→ **Your task**
Begin with the first line of the material and copy each line word for word through the line that contains "const rad = d => d*Math.PI/180;"; the pictures are left out.

→ **Supplied information**

╭──

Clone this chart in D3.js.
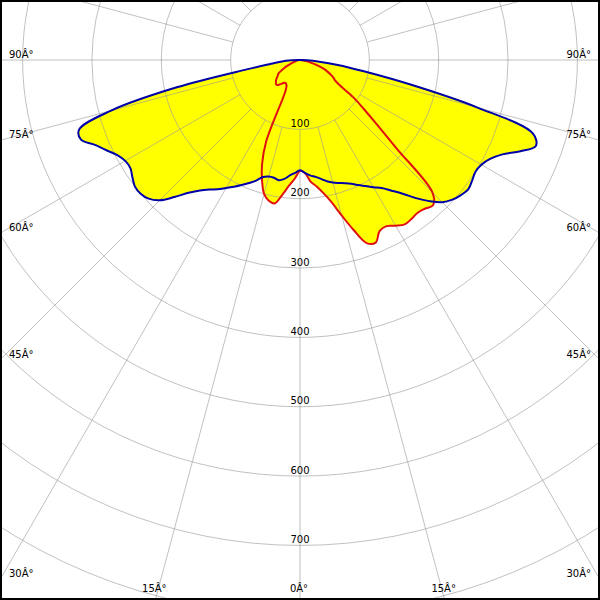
<!DOCTYPE html>
<html><head><meta charset="utf-8">
<script src="https://cdn.jsdelivr.net/npm/d3@7"></script>
<style>
body{margin:0;background:#fff}
svg{display:block}
text{font-family:"DejaVu Sans",sans-serif;font-size:10px;fill:#000}
</style>
</head><body>
<svg id="c" width="600" height="600"></svg>
<script>
// gamma angles (0 = straight down, 90 = horizontal)
const gammaAngles = [0,2.5,5,7.5,10,12.5,15,17.5,20,22.5,25,27.5,30,32.5,35,37.5,40,42.5,45,47.5,50,52.5,55,57.5,60,62.5,65,67.5,70,72.5,75,77.5,80,82.5,85,87.5,90];
// blue plane, right half
const c0   = [159,163,167,170,174,179,183,186,189,193,199,205,212,219,230,243,260,276,290,298,303,306,303,300,302,309,322,344,362,352,265,162,92,55,28,10,0];
// blue plane, left half
const c180 = [159,163,167,173,176,174,174,177,185,192,199,206,213,221,228,237,250,268,286,296,300,300,295,290,291,297,308,320,336,334,282,182,78,42,28,12,0];
// red plane, right half
const c90  = [160,163,176,184,195,210,232,257,281,285,272,270,276,281,280,278,280,284,270,190,145,116,94,68,58,54,48,42,36,28,20,14,9,6,3,1,0];
// red plane, left half
const c270 = [160,171,182,196,210,208,200,182,160,128,50,42,40,39,40,43,46,49,49,47,45,42,39,37,32,26,21,15,11,9,7,5,4,3,2,1,0];

const radialTicks = [100,200,300,400,500,600,700,800,900];
const radialTickLabels = ["100","200","300","400","500","600","700"];
const angleTicks = [0,15,30,45,60,75,90];
const spokeAngles = [0,15,30,45,60,75,90,105,120,135,150,165,180,195,210,225,240,255,270,285,300,315,330,345];

const W = 600, H = 600, cx = 300, cy = 60;
const r = d3.scaleLinear().domain([0,100]).range([0,69.35]);
const rad = d => d*Math.PI/180;

const svg = d3.select("#c");
svg.append("rect").attr("width",W).attr("height",H).attr("fill","#fff");
const g = svg.append("g").attr("transform",`translate(${cx},${cy})`);

function outline(left,right){
  const pts=[];
  for(let i=gammaAngles.length-1;i>=0;i--) pts.push({a:Math.PI+rad(gammaAngles[i]), v:left[i]});
  for(let i=1;i<gammaAngles.length-1;i++) pts.push({a:Math.PI-rad(gammaAngles[i]), v:right[i]});
  return pts;
}
const line = d3.lineRadial().angle(d=>d.a).radius(d=>r(d.v)).curve(d3.curveCatmullRomClosed.alpha(0.5));
const blue = outline(c180,c0);
const red  = outline(c270,c90);

// fills
g.append("path").attr("d",line(blue)).attr("fill","#ffff00");
g.append("path").attr("d",line(red)).attr("fill","#ffff00");

// grid
const grid = g.append("g").attr("fill","none").attr("stroke","#989898").attr("stroke-opacity",0.6).attr("stroke-width",1);
radialTicks.forEach(t=>{
  grid.append("circle").attr("r",r(t));
});
spokeAngles.forEach(a=>{
  const s=Math.sin(rad(a)), c=Math.cos(rad(a));
  grid.append("line")
    .attr("x1",s*r(100)).attr("y1",c*r(100))
    .attr("x2",s*r(1000)).attr("y2",c*r(1000));
});

// radial labels
radialTickLabels.forEach(t=>{
  svg.append("text").attr("x",cx).attr("y",cy+r(+t)-2.5).attr("text-anchor","middle").text(t);
});

// angle labels
angleTicks.forEach(a=>{
  const sides = a===0 ? [1] : [-1,1];
  sides.forEach(side=>{
    const dx = side*Math.sin(rad(a)), dy = Math.cos(rad(a));
    const tx = Math.abs(dx)>1e-9 ? (side>0 ? (W-cx) : cx)/Math.abs(dx) : Infinity;
    const ty = dy>1e-9 ? (H-cy)/dy : Infinity;
    const t = Math.min(tx,ty);
    const ex = cx+dx*t, ey = cy+dy*t;
    const label = a + "\u00C2\u00B0";
    if(tx<ty){
      svg.append("text").attr("x", side<0 ? 9 : 591).attr("y", ey-2.5)
        .attr("text-anchor", side<0 ? "start" : "end").text(label);
    } else {
      svg.append("text").attr("x", ex-1).attr("y", 592)
        .attr("text-anchor","middle").text(label);
    }
  });
});

// strokes
g.append("path").attr("d",line(red)).attr("fill","none").attr("stroke","#e01010").attr("stroke-width",2).attr("stroke-linejoin","round");
g.append("path").attr("d",line(blue)).attr("fill","none").attr("stroke","#0000a8").attr("stroke-width",2).attr("stroke-linejoin","round");

// frame
svg.append("rect").attr("x",1).attr("y",1).attr("width",W-2).attr("height",H-2)
  .attr("fill","none").attr("stroke","#000").attr("stroke-width",2);
</script>
</body></html>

╰──

→ **Correct result**
Clone this chart in D3.js.
<!DOCTYPE html>
<html><head><meta charset="utf-8">
<script src="https://cdn.jsdelivr.net/npm/d3@7"></script>
<style>
body{margin:0;background:#fff}
svg{display:block}
text{font-family:"DejaVu Sans",sans-serif;font-size:10px;fill:#000}
</style>
</head><body>
<svg id="c" width="600" height="600"></svg>
<script>
// gamma angles (0 = straight down, 90 = horizontal)
const gammaAngles = [0,2.5,5,7.5,10,12.5,15,17.5,20,22.5,25,27.5,30,32.5,35,37.5,40,42.5,45,47.5,50,52.5,55,57.5,60,62.5,65,67.5,70,72.5,75,77.5,80,82.5,85,87.5,90];
// blue plane, right half
const c0   = [159,163,167,170,174,179,183,186,189,193,199,205,212,219,230,243,260,276,290,298,303,306,303,300,302,309,322,344,362,352,265,162,92,55,28,10,0];
// blue plane, left half
const c180 = [159,163,167,173,176,174,174,177,185,192,199,206,213,221,228,237,250,268,286,296,300,300,295,290,291,297,308,320,336,334,282,182,78,42,28,12,0];
// red plane, right half
const c90  = [160,163,176,184,195,210,232,257,281,285,272,270,276,281,280,278,280,284,270,190,145,116,94,68,58,54,48,42,36,28,20,14,9,6,3,1,0];
// red plane, left half
const c270 = [160,171,182,196,210,208,200,182,160,128,50,42,40,39,40,43,46,49,49,47,45,42,39,37,32,26,21,15,11,9,7,5,4,3,2,1,0];

const radialTicks = [100,200,300,400,500,600,700,800,900];
const radialTickLabels = ["100","200","300","400","500","600","700"];
const angleTicks = [0,15,30,45,60,75,90];
const spokeAngles = [0,15,30,45,60,75,90,105,120,135,150,165,180,195,210,225,240,255,270,285,300,315,330,345];

const W = 600, H = 600, cx = 300, cy = 60;
const r = d3.scaleLinear().domain([0,100]).range([0,69.35]);
const rad = d => d*Math.PI/180;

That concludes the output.